The Federalist Case For Marijuana Reform

Marijuana Legalization
Just as the Founders intended?

There is a simple, universal elegance to the conservative concept of federalism. When confronted with a governing decision not explicitly addressed in the Constitution as a duty of the federal government – providing national defense, for example – that decision is best left to the states. Not only is this in the spirit of how our Founding Fathers envisioned government in a free society, but more practically, it ensures that people are governed by those who best understand their constituents – local and state officials.  Federalism also protects the rights of states to speak, act, and legislate in a constitutionally-guaranteed and sovereign manner; rather than be subjected to one-size-fits-all solutions peddled by Washington bureaucrats who have long forgotten the constituents who put them there and pay their salaries.

Although many reduce the debate over state legalization of marijuana to personal opinions about individual drug use or its medicinal value, doing so misses the more consequential issue regarding the federal government’s flagrant interference in a state’s constitutional right to self-governance. True conservatives recognize this truth and apply the philosophy to all issues that deal with the intersection of state and federal jurisdictions. There should be no such thing as “selective federalism,” where one supports federal control or state control based solely on what outcome is preferred personally.

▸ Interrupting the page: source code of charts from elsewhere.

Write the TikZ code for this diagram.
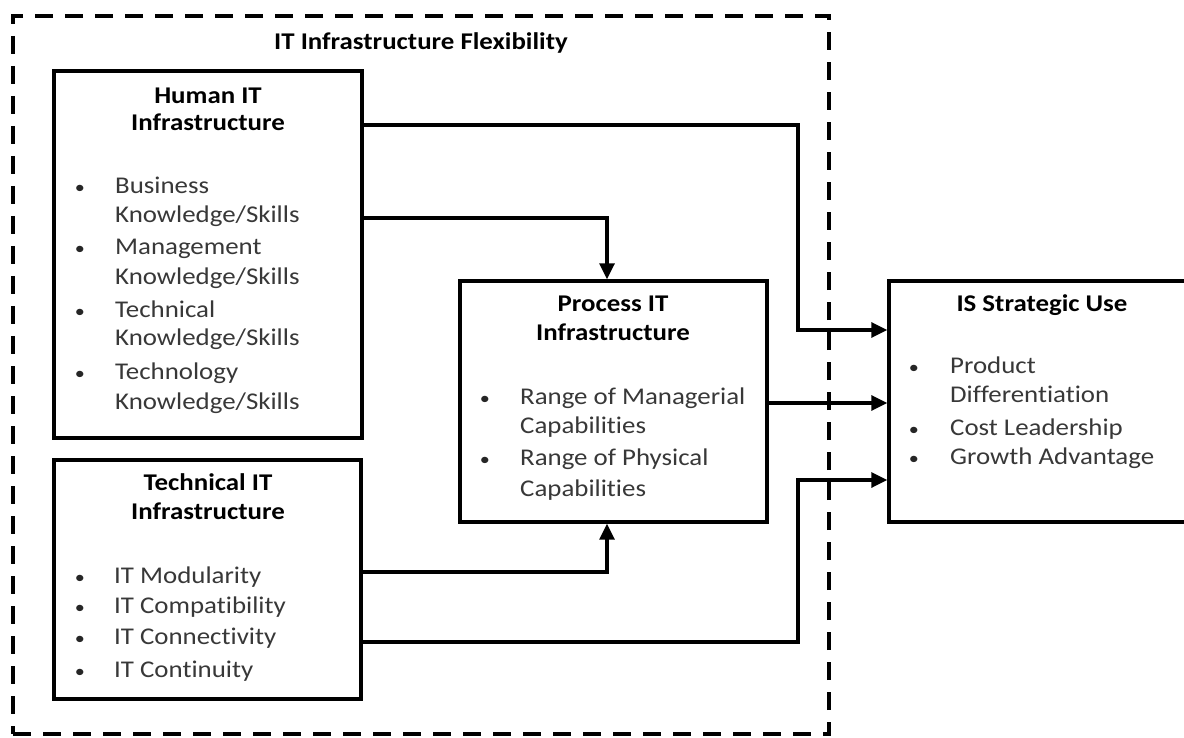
\documentclass[tikz,border=0pt]{standalone}
\usepackage{fontspec}
\setmainfont{Carlito}[FakeStretch=1.12, Ligatures=NoCommon, RawFeature={-liga;-dlig}]
\usetikzlibrary{arrows.meta}
\begin{document}
\begin{tikzpicture}[x=1pt,y=-1pt,
  box/.style={draw, line width=3.4pt, inner sep=0pt},
  flexbox/.style={draw, line width=3.4pt, inner sep=0pt, dash pattern=on 18pt off 12pt},
  conn/.style={line width=3.2pt, -{Triangle[length=16pt,width=15pt]}},
  ttl/.style={font=\fontsize{24}{29}\selectfont\bfseries, anchor=base, inner sep=0pt},
  itm/.style={font=\fontsize{24}{29}\selectfont, text=black!78, anchor=base west, inner sep=0pt},
  bul/.style={font=\fontsize{18}{29}\selectfont, text=black!85, anchor=base, inner sep=0pt}]
\useasboundingbox (0,0) rectangle (1184,738);
\fill[white] (0,0) rectangle (1184,738);

% outer dashed frame
\node[flexbox, minimum width=816pt, minimum height=718pt] (flex) at (421,375) {};
\node[ttl] (flextitle) at (421,50) {IT Infrastructure Flexibility};

% boxes
\node[box, minimum width=308pt, minimum height=367pt] (human) at (208,254.5) {};
\node[box, minimum width=307pt, minimum height=239pt] (tech) at (207.5,579.5) {};
\node[box, minimum width=307pt, minimum height=241pt] (process) at (613.5,401.5) {};
\node[box, minimum width=301pt, minimum height=241pt] (is) at (1039.5,401.5) {};

% connectors
\coordinate (k1) at (798,125);
\coordinate (t1) at (0,330);
\draw[conn] (human.east |- k1) -- (k1) |- (is.west |- t1);
\coordinate (k2) at (607,218);
\draw[conn] (human.east |- k2) -- (k2) -- (k2 |- process.north);
\coordinate (t3) at (0,403);
\draw[conn] (process.east |- t3) -- (is.west |- t3);
\coordinate (k4) at (607,572);
\draw[conn] (tech.east |- k4) -- (k4) -- (k4 |- process.south);
\coordinate (k5) at (798,642);
\coordinate (t5) at (0,480);
\draw[conn] (tech.east |- k5) -- (k5) |- (is.west |- t5);

% Human IT Infrastructure
\node[ttl] (ht1) at (208,104) {Human IT};
\node[ttl] (ht2) at (208,131) {Infrastructure};
\node[bul] (hb1) at (80,194) {\textbullet};
\node[bul] (hb2) at (80,255) {\textbullet};
\node[bul] (hb3) at (80,317) {\textbullet};
\node[bul] (hb4) at (80,379) {\textbullet};
\node[itm] (hi1) at (115,194) {Business};
\node[itm] (hi2) at (115,223) {Knowledge/Skills};
\node[itm] (hi3) at (115,255) {Management};
\node[itm] (hi4) at (115,284) {Knowledge/Skills};
\node[itm] (hi5) at (115,317) {Technical};
\node[itm] (hi6) at (115,345) {Knowledge/Skills};
\node[itm] (hi7) at (115,379) {Technology};
\node[itm] (hi8) at (115,409) {Knowledge/Skills};

% Technical IT Infrastructure
\node[ttl] (tt1) at (208,490) {Technical IT};
\node[ttl] (tt2) at (208,519) {Infrastructure};
\node[bul] (tb1) at (80,583) {\textbullet};
\node[bul] (tb2) at (80,613) {\textbullet};
\node[bul] (tb3) at (80,644) {\textbullet};
\node[bul] (tb4) at (80,677) {\textbullet};
\node[itm] (ti1) at (114,583) {IT Modularity};
\node[itm] (ti2) at (114,613) {IT Compatibility};
\node[itm] (ti3) at (114,644) {IT Connectivity};
\node[itm] (ti4) at (114,677) {IT Continuity};

% Process IT Infrastructure
\node[ttl] (pt1) at (613,312) {Process IT};
\node[ttl] (pt2) at (613,340) {Infrastructure};
\node[bul] (pb1) at (485,404) {\textbullet};
\node[bul] (pb2) at (485,465) {\textbullet};
\node[itm] (pi1) at (520,404) {Range of Managerial};
\node[itm] (pi2) at (520,433) {Capabilities};
\node[itm] (pi3) at (520,465) {Range of Physical};
\node[itm] (pi4) at (520,496) {Capabilities};

% IS Strategic Use
\node[ttl] (st1) at (1042,312) {IS Strategic Use};
\node[bul] (sb1) at (914,373) {\textbullet};
\node[bul] (sb2) at (914,435) {\textbullet};
\node[bul] (sb3) at (914,464) {\textbullet};
\node[itm] (si1) at (950,373) {Product};
\node[itm] (si2) at (950,402) {Differentiation};
\node[itm] (si3) at (950,435) {Cost Leadership};
\node[itm] (si4) at (950,464) {Growth Advantage};
\end{tikzpicture}
\end{document}
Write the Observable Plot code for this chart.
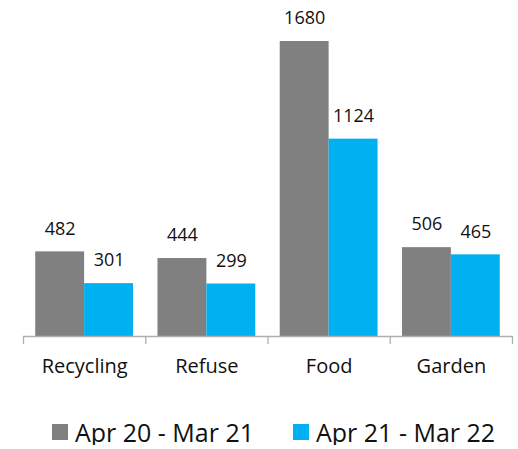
<!DOCTYPE html>
<html>
<head>
<meta charset="utf-8">
<script src="https://cdn.jsdelivr.net/npm/d3@7"></script>
<script src="https://cdn.jsdelivr.net/npm/@observablehq/plot@0.6"></script>
<style>
  body { margin: 0; background: #fff; font-family: "Open Sans", sans-serif; overflow: hidden; }
  #chart { width: 518px; }
  .legend { display: flex; justify-content: center; align-items: center; height: 26px; line-height: 26px; margin-top: 39px; font-size: 25px; color: #111; padding-left: 29px; }
  .item { display: flex; align-items: center; margin: 0 19.5px; white-space: nowrap; }
  .swatch { width: 16px; height: 16px; margin-right: 7px; }
</style>
</head>
<body>
<div id="chart"></div>
<script>
const categories = ["Recycling", "Refuse", "Food", "Garden"];
const series = ["Apr 20 - Mar 21", "Apr 21 - Mar 22"];
const valuesApr20 = [482, 444, 1680, 506];
const valuesApr21 = [301, 299, 1124, 465];
const colors = ["#808080", "#00b0f0"];

const rows = [];
[valuesApr20, valuesApr21].forEach((vals, si) => {
  vals.forEach((v, ci) => rows.push({category: categories[ci], ci, series: series[si], si, value: v}));
});
const boundaries = d3.range(categories.length + 1).map(i => i - 0.5);
const barW = 0.4;

const plot = Plot.plot({
  width: 518,
  height: 380,
  marginLeft: 23,
  marginRight: 6,
  marginTop: 41,
  marginBottom: 44,
  style: {fontFamily: "'Open Sans', sans-serif", background: "#fff"},
  x: {type: "linear", domain: [-0.5, categories.length - 0.5], axis: null},
  y: {type: "linear", domain: [0, d3.max(valuesApr20.concat(valuesApr21))], axis: null},
  color: {domain: series, range: colors},
  marks: [
    Plot.rect(rows, {
      x1: d => d.ci - barW + d.si * barW,
      x2: d => d.ci + d.si * barW,
      y1: 0,
      y2: "value",
      fill: "series"
    }),
    Plot.text(rows, {
      x: d => d.ci - barW / 2 + d.si * barW,
      y: "value",
      text: d => String(d.value),
      dy: -23,
      fontSize: 18,
      fill: "#111"
    }),
    Plot.ruleY([0], {stroke: "#b0b0b0", strokeWidth: 1.3}),
    Plot.ruleX(boundaries, {x: d => d, y1: 0, y2: 0, insetBottom: -8, stroke: "#b0b0b0", strokeWidth: 1.3}),
    Plot.text(categories, {
      x: (d, i) => i,
      y: 0,
      text: d => d,
      dy: 30,
      fontSize: 20,
      fill: "#111"
    })
  ]
});
document.getElementById("chart").appendChild(plot);

const legend = document.createElement("div");
legend.className = "legend";
series.forEach((s, i) => {
  const item = document.createElement("div");
  item.className = "item";
  const sw = document.createElement("span");
  sw.className = "swatch";
  sw.style.background = colors[i];
  const label = document.createElement("span");
  label.textContent = s;
  item.appendChild(sw);
  item.appendChild(label);
  legend.appendChild(item);
});
document.getElementById("chart").appendChild(legend);
</script>
</body>
</html>
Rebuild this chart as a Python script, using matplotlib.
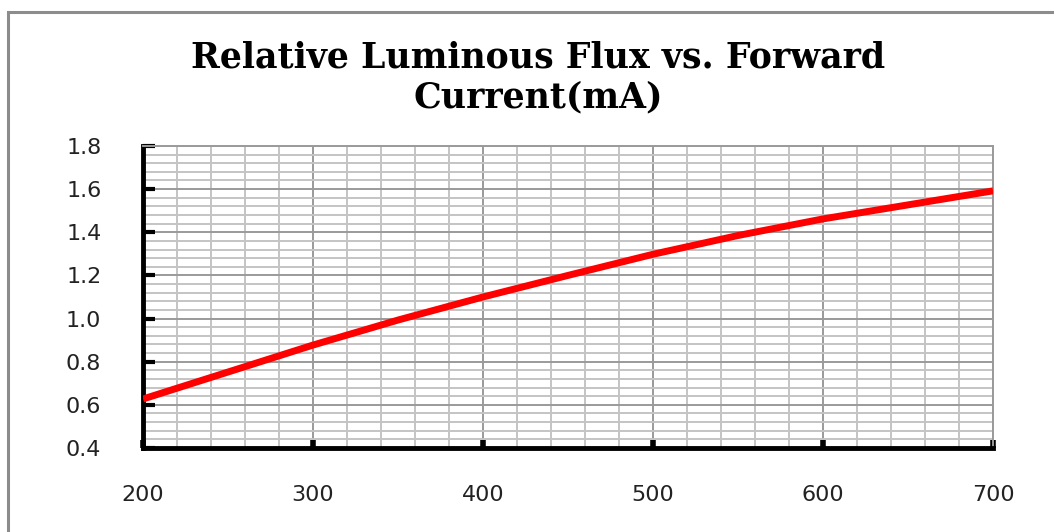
import matplotlib.pyplot as plt
from matplotlib.patches import Rectangle
from matplotlib.ticker import MultipleLocator

# Relative luminous flux vs forward current
current_ma = [200, 250, 300, 350, 400, 450, 500, 550, 600, 650, 700]
rel_flux = [0.627, 0.752, 0.877, 0.993, 1.10, 1.20, 1.298, 1.385, 1.462, 1.527, 1.592]

x_ticks = [200, 300, 400, 500, 600, 700]
y_ticks = [0.4, 0.6, 0.8, 1.0, 1.2, 1.4, 1.6, 1.8]

fig = plt.figure(figsize=(10.54, 5.32), dpi=100)
ax = fig.add_axes([0.1357, 0.158, 0.8065, 0.5676])

# outer chart border (left and top visible)
fig.patches.append(Rectangle((8 / 1054, -0.1), 1.2, (532 - 12) / 532 + 0.1,
                             transform=fig.transFigure, fill=False,
                             edgecolor="#8c8c8c", linewidth=2.2))

ax.plot(current_ma, rel_flux, color="#ff0000", linewidth=5,
        solid_capstyle="butt", zorder=3)

ax.set_xlim(200, 700)
ax.set_ylim(0.4, 1.8)
ax.set_xticks(x_ticks)
ax.set_yticks(y_ticks)
ax.set_yticklabels(["{:.1f}".format(v) for v in y_ticks])
ax.xaxis.set_minor_locator(MultipleLocator(20))
ax.yaxis.set_minor_locator(MultipleLocator(0.04))

ax.grid(which="minor", color="#c4c4c4", linewidth=1.4, zorder=0)
ax.grid(which="major", color="#9a9a9a", linewidth=1.4, zorder=1)

for lab in ax.get_xticklabels() + ax.get_yticklabels():
    lab.set_family("DejaVu Sans")

ax.tick_params(axis="both", which="minor", length=0)
ax.tick_params(axis="y", which="major", direction="in", length=8.5, width=3,
               color="black", labelsize=16, labelcolor="#222222", pad=30)
ax.tick_params(axis="x", which="major", direction="in", length=6, width=4,
               color="black", labelsize=16, labelcolor="#222222", pad=27)

for side in ["left", "bottom"]:
    ax.spines[side].set_linewidth(3.5)
    ax.spines[side].set_color("black")
for side in ["top", "right"]:
    ax.spines[side].set_linewidth(1.4)
    ax.spines[side].set_color("#9a9a9a")

fig.text(0.511, 0.855, "Relative Luminous Flux vs. Forward\nCurrent(mA)",
         ha="center", va="center", family="DejaVu Serif",
         fontweight="bold", fontsize=25, linespacing=1.22)

fig.savefig("out.png", dpi=100)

Therefore, when it comes to the long-standing dispute over marijuana, amplified in recent years by a stream of states that now have medical marijuana laws (29 plus D.C.), or which have legalized it outright for recreational use (eight), the conservative response should be straightforward — leave it to the states. Instead, the stubborn determination of Attorney General Jeff Sessions to reassert federal authority over marijuana, despite the changing tides at the state level, has complicated what should be a non-issue for a Republican-controlled Executive branch and Congress.

In the case of marijuana legalization, which in some states came directly through ballot referendums, action by the federal Department of Justice is truly overruling the voice of the American people. Such authoritative action robs states of the power guaranteed to them by the Tenth Amendment to the U.S. Constitution, in favor of keeping the matter in the hands of unelected bureaucrats in Washington.

Despite the anti-federalism push led by Sessions and at least tolerated by President Trump and congressional GOP leaders, some members of Congress seem to be getting the message from their constituents back home and are trying to make it easier for states to explore this new territory.  Fortunately, also, these efforts are bipartisan and enjoy support from the influential Americans for Tax Reform, as well as from the “usual suspects” such as the CATO Institute.

As Jonathan Adler, a constitutional law professor at Case Western University School of Law noted recently, Congress has used appropriation riders to tie the hands of agencies like the Drug Enforcement Administration, preventing the agency from spending money to interfere with marijuana operations in states where it has been legalized. However, such riders are of limited scope and effect. “The fact that marijuana possession remains illegal under federal law has far-reaching implications whether or not the DEA can raid medical marijuana dispensaries,” says Adler. The law professor also notes that a crafty attorney general can relatively easily circumvent appropriations riders. Moreover, Uncle Sam has many other tools available with which to thwart commercial marijuana businesses; including regulations that prevent cannabis businesses from accessing banks and other federally-controlled financial services institutions essential to conducting business in the modern era. Civil RICO laws remain a potent federal threat as well.

The bottom line is, “the only way to protect state-level marijuana reform efforts is to change federal [drug] law,” concludes Adler.

While many politicians run to Washington, D.C. to drink from the “Swamp,” far removed from the kitchen table issues back home, such issues do not magically disappear or decrease in importance. Problems with heroin and opioid addiction, budget shortfalls, and unemployment persist and are left to the responsibility of governors and state officials to resolve. If the people or their elected state officials decide that marijuana reform may help ease these burdens – and states have enjoyed success with these very issues in legalizing marijuana – then it is their constitutional right to explore them. Washington bureaucrats have no moral or legal right to interfere. Trump, Sessions, and other Republicans should know better and would do well to get out of the way and focus instead on truly federal issues (of which there are many).